At first, I found the results counter-intuitive. The first figure above shows that the skewness arrives gradually in finite samples. This is strange, because the asymptotic properties of \(\hat{\rho}\) are only non-normal for \(\rho=1\). I figured this was the result of using small samples of \(T=100\). Under a flat prior, the distribution of \(\rho\) given the data and \(\epsilon_t\) having variance of 1 is: \begin{equation} \rho \sim N(\hat{\rho}, (\sum\limits_{t=1}^T y_{t-1})^{-1}) \end{equation} This motivates my intuition for why the skewness arrives slowly: even for small samples, as \(\rho\) gets close to 1, \(\sum\limits_{t=1}^T y_{t-1}\) can be very large.

I repeat their analysis, except instead of \(T=100\), I use \(T=10,000\).
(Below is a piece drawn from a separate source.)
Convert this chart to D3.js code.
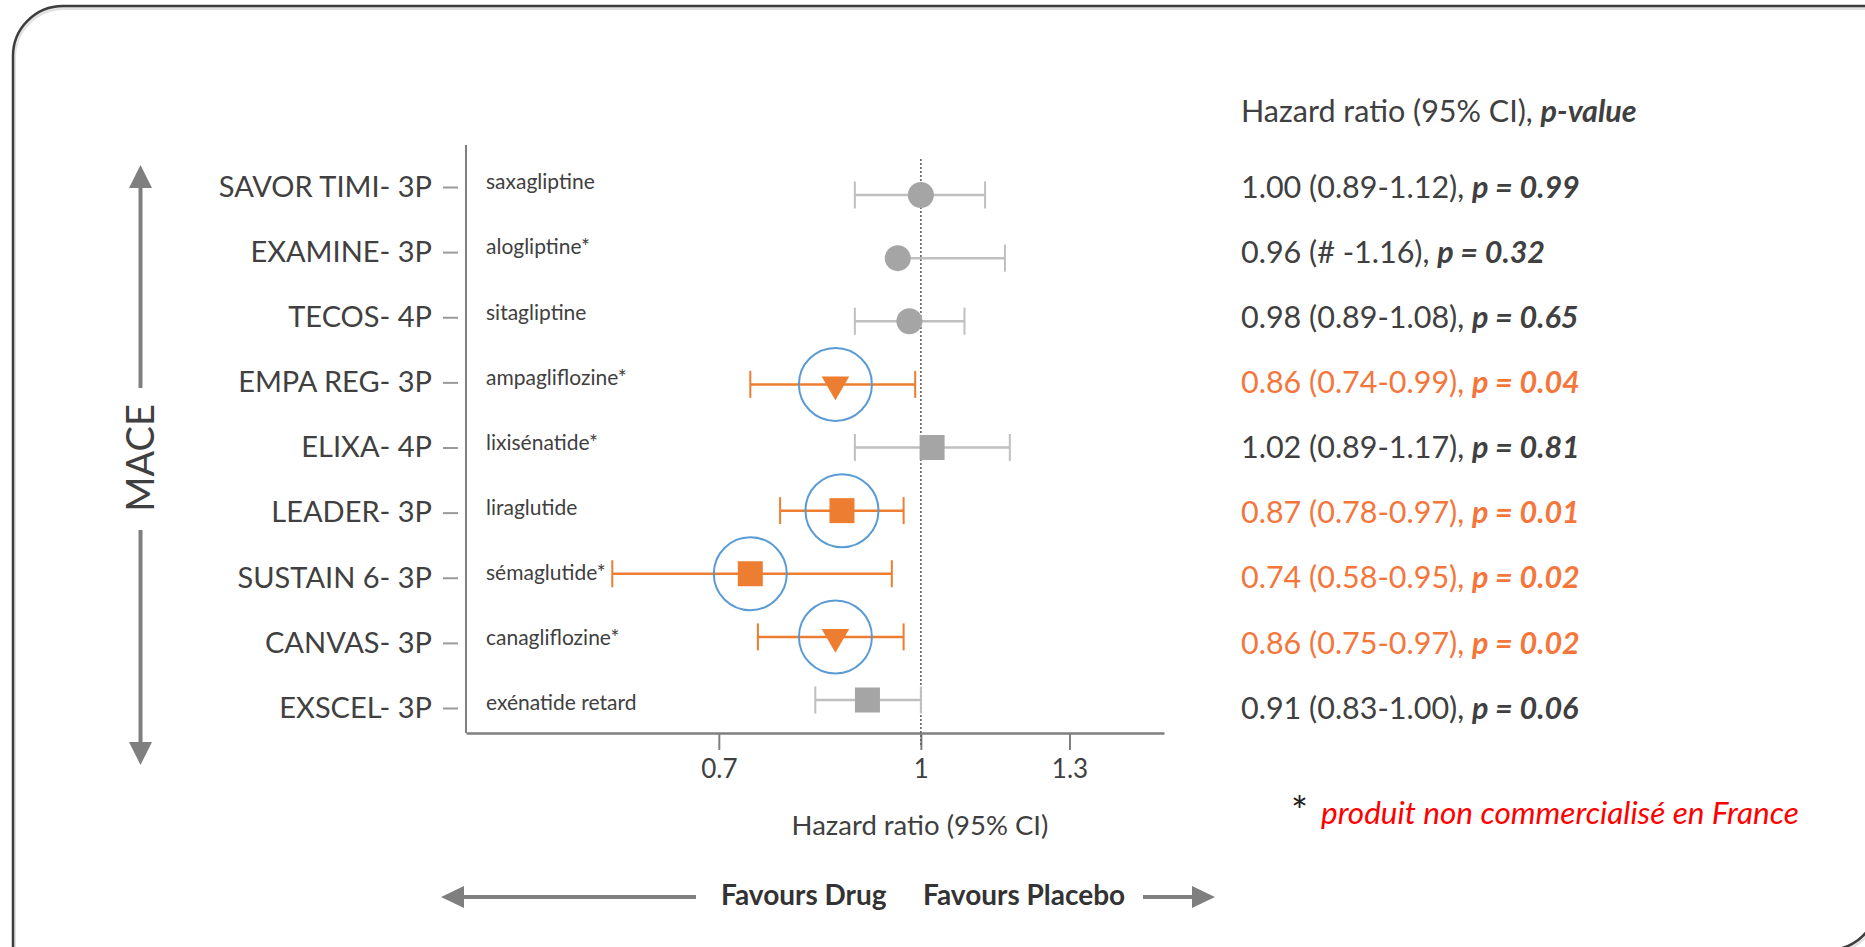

As you can see, the asymptotic behavior kicks in and the skewness arrives only at \(\rho=1\):


I also found that for \(T=10,000\) the distribution of \(\rho\) conditional on \(\hat{\rho}\), does not spread out more for smaller values of \(\hat{\rho}\), that is a small sample result.


The point of this paper is to show that the classical way of dealing with unit roots implicitly makes undesirable assumptions - you need a sample-dependent prior which puts more weight on high values of \(\rho\). To a degree, the authors’ results are driven by the short length of the simulated series. The example where you reject \(\rho=0.9\) but fail to reject \(\rho=1\) wouldn’t happen in large samples, as the asymptotic kick in and faster rate of convergence for \(\rho=1\) gives the distribution less spread.

For now, however, the authors’ criticism is still valid. With quarterly data from 1950-Present you get about 260 observations. Macroeconomics will have to survive until year 4,450 for there to be 10,000 observations, and that’s a long way off.